Many school going children started to attend fee-charging private tuition classes during and outside school hours, adding to, and highlighting the woes of the public education system. Free public education doesn’t hold the same promise to the children that it once held after the reforms effected around the time of independence to various segments of society that look to the government for the provision of quality education leading to better employment prospects.

Commenting on the situation, two social scientists stated, In this age of the post-welfare state, reform is long overdue in a system of education which has already rendered itself obsolete and of no particular use to its recipients either in terms of employment or personal development.

If the existing system of school and university education were to continue for the sake of preserving the concept of free education, its immediate victims would be the vast masses of persons of lower and middle class backgrounds, whose children are destined to receive a low-quality, sub-standard and goal-less education through the public education system.

The historical period in which free education served the social interests of the Sri Lankan masses has effectively come to an end. What remains, with power to grip the emotions and more people and students on to the streets, is the mythology of free education. (Abeysekera and Uyangoda 1997)

This shows how certain institutions and practices established in one historical context can become irrelevant in another, but the populace who use the services offered by such institutions continue to use them almost out of necessity but also due to the powerful ideologies and mythologies surrounding such practices. Ideologies and mythologies continue even after the use by dates of corresponding services has passed.

However, not all the people follow such mythologies. Many academics and business executives, parents-especially those from urbanized and higher social classes do understand the situation and look to alternatives beyond the public education system, and the fee-charging tuition classes run by local teachers.

In this situation, the introduction and expansion of international schools along with the economic liberalization policies of the centre-right government of 1977 was seen by some parents as a blessing in disguise as they provided a better education with better English language training and future job prospects.

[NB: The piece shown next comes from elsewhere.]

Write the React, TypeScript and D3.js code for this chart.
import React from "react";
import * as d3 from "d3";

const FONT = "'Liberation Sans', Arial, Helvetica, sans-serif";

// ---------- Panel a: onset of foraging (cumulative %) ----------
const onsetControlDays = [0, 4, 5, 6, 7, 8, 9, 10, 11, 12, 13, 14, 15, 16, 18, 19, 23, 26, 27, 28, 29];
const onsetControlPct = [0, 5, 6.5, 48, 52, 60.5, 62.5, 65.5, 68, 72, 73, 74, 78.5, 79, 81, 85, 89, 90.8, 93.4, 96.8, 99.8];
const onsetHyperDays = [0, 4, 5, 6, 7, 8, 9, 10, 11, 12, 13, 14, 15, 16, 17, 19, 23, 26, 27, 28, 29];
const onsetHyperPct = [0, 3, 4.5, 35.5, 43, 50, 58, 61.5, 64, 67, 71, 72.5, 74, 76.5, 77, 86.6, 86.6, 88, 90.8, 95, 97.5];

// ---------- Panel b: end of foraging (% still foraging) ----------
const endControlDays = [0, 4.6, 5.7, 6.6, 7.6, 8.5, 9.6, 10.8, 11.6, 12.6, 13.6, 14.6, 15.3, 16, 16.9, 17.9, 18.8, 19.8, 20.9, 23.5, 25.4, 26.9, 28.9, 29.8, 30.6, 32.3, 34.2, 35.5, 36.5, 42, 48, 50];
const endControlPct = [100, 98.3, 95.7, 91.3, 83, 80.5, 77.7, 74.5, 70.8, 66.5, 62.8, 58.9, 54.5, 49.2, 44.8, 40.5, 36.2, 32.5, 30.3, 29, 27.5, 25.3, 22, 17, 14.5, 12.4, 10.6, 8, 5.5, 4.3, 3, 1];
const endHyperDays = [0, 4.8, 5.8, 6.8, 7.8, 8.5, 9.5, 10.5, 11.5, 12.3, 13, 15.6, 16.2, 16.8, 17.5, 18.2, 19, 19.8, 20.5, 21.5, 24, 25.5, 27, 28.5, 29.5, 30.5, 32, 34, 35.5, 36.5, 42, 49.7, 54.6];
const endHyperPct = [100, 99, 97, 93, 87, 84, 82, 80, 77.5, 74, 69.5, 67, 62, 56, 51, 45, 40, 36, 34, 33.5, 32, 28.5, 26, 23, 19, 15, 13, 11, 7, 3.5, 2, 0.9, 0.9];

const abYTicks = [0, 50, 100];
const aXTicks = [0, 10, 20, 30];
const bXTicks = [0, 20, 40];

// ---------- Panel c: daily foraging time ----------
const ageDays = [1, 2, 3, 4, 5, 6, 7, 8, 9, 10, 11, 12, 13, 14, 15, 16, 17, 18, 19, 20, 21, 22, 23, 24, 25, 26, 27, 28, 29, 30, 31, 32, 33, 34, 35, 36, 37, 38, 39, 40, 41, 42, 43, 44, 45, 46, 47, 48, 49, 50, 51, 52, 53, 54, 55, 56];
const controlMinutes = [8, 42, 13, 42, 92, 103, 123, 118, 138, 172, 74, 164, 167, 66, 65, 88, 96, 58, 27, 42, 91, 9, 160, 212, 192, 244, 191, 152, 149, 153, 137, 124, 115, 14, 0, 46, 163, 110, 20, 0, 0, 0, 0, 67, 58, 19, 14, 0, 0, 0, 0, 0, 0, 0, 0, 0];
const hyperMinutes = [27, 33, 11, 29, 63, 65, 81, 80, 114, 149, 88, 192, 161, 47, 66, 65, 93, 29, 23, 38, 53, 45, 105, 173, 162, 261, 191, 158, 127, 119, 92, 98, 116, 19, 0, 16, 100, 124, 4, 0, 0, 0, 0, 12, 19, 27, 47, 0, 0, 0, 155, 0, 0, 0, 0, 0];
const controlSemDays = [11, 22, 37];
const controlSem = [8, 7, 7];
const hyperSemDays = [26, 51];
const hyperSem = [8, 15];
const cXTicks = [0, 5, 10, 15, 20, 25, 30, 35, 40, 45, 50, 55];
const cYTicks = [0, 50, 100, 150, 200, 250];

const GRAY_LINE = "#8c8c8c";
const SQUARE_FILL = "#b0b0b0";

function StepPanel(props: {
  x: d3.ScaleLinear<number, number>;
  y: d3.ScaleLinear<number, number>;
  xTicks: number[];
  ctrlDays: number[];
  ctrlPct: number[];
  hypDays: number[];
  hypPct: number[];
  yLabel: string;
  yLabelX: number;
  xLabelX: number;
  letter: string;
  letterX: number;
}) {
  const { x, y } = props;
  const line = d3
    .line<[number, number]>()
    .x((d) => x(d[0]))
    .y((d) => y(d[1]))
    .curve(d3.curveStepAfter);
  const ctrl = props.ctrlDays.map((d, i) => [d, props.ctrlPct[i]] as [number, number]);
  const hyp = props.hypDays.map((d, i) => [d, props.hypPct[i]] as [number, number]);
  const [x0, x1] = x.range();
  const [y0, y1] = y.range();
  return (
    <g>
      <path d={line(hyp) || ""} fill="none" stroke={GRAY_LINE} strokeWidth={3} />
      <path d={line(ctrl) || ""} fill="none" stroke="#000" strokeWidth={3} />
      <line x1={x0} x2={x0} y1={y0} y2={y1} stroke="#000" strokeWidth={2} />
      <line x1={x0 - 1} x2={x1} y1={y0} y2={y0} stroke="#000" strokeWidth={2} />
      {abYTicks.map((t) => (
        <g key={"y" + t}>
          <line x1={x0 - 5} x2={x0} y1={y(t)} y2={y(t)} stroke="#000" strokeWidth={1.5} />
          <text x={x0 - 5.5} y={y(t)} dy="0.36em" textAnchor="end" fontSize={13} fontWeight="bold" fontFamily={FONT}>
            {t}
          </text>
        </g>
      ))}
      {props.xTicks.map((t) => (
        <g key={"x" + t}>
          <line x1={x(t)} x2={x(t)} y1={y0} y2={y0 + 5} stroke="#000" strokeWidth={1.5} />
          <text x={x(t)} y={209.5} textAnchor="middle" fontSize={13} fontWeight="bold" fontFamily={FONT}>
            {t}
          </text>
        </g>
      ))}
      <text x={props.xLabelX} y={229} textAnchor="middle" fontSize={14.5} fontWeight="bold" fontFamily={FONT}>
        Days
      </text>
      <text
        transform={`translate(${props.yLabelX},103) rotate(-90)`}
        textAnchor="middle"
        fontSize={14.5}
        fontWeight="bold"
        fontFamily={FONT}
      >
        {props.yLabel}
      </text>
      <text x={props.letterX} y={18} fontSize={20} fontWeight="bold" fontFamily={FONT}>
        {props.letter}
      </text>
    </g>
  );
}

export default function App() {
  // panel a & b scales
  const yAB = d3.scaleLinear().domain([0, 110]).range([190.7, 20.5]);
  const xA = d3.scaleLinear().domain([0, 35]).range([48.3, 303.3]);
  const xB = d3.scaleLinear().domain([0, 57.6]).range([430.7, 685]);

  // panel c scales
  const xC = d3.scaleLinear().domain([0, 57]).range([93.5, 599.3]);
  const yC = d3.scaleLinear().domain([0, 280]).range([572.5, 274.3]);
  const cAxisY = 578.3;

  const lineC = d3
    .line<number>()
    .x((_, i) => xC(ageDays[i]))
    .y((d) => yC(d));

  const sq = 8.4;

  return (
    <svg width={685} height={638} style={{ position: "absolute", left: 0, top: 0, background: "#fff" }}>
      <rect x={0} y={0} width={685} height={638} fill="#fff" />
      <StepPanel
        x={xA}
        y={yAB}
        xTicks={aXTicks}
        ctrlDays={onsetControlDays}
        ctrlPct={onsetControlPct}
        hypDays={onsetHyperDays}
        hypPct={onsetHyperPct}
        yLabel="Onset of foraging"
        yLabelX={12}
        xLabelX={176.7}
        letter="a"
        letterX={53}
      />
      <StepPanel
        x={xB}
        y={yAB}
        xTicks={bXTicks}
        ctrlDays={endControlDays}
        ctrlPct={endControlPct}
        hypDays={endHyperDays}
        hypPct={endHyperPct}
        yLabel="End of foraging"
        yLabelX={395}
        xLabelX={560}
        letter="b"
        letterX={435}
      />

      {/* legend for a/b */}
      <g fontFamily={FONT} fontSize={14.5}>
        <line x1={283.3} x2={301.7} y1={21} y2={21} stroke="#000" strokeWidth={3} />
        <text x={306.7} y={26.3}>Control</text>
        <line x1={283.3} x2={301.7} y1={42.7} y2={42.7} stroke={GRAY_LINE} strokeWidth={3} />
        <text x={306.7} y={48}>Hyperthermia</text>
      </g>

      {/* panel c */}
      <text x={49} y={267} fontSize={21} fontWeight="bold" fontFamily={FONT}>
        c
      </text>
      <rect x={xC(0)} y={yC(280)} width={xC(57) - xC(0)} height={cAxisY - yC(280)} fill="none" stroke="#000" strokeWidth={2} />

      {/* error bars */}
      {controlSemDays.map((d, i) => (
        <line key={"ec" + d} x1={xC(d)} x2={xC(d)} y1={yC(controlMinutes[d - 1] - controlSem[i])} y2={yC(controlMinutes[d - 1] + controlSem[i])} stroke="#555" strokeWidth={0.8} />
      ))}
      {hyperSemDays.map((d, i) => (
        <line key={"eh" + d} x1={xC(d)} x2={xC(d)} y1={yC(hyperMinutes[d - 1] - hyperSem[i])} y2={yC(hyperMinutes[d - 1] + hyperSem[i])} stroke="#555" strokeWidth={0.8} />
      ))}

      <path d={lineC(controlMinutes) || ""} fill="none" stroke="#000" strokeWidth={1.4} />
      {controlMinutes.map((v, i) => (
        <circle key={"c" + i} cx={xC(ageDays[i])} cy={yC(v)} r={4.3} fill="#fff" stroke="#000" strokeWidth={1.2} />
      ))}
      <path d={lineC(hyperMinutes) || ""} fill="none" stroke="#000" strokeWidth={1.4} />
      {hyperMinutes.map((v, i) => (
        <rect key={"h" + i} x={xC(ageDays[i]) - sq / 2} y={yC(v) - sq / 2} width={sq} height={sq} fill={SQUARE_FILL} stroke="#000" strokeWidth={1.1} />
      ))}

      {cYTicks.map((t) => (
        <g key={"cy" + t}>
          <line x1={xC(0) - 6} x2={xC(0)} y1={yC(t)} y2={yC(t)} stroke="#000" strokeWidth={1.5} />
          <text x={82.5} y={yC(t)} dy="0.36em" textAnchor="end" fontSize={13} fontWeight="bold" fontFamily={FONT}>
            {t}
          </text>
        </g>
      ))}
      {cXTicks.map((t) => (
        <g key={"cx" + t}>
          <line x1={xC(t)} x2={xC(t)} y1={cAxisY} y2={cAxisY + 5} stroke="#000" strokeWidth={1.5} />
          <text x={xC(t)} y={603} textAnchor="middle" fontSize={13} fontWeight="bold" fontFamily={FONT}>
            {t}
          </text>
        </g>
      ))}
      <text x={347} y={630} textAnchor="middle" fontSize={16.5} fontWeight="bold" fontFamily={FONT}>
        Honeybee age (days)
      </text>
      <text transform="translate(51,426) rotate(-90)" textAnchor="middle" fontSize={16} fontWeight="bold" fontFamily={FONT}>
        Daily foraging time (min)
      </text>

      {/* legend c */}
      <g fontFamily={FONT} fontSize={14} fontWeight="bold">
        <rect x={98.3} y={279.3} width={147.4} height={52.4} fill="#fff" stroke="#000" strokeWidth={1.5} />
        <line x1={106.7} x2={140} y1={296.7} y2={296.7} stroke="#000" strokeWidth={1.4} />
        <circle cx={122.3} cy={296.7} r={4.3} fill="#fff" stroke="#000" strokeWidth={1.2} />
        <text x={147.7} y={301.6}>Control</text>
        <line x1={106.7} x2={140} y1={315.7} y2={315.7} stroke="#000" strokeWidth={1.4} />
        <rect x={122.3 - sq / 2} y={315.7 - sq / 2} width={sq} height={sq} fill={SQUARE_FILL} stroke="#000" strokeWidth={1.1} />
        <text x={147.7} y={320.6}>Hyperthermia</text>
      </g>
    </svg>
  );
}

The changing economic policies from the late 1970s opened up the private sector in the economy to international players. The economy and employment base started to expand. State, unlike before, couldn’t fulfil its traditional role as the provider of employment. Yet, the larger population did not understand this.

They continue to see free education as a right – although many who go through it are led to a dead end. On the other hand, notwithstanding the costs involved in paying tuition and other fees, significant numbers of children started to access international educational institutions at school and university levels.

In this respect, two factors are important: 1. Ability of the public education system at school and university levels to absorb those who wish to obtain education. ‘At the higher education level, Sri Lanka has the lowest participation rates in Asia, less than 3 percent of the age group, versus the Asian average of 8 percent’ (The World Bank Report 1996: 2).

2. Opportunities available to those who cannot or do not wish to continue in the public system eg. Drop outs at various points eg. Ordinary level examinations (O/L), advance level examinations (A/L).

It is believed that a significant number of those who enter the private/international systems of education are those who don’t continue in the public system for a variety of reasons including the quality, and the recognition accorded to the qualifications in the society at large.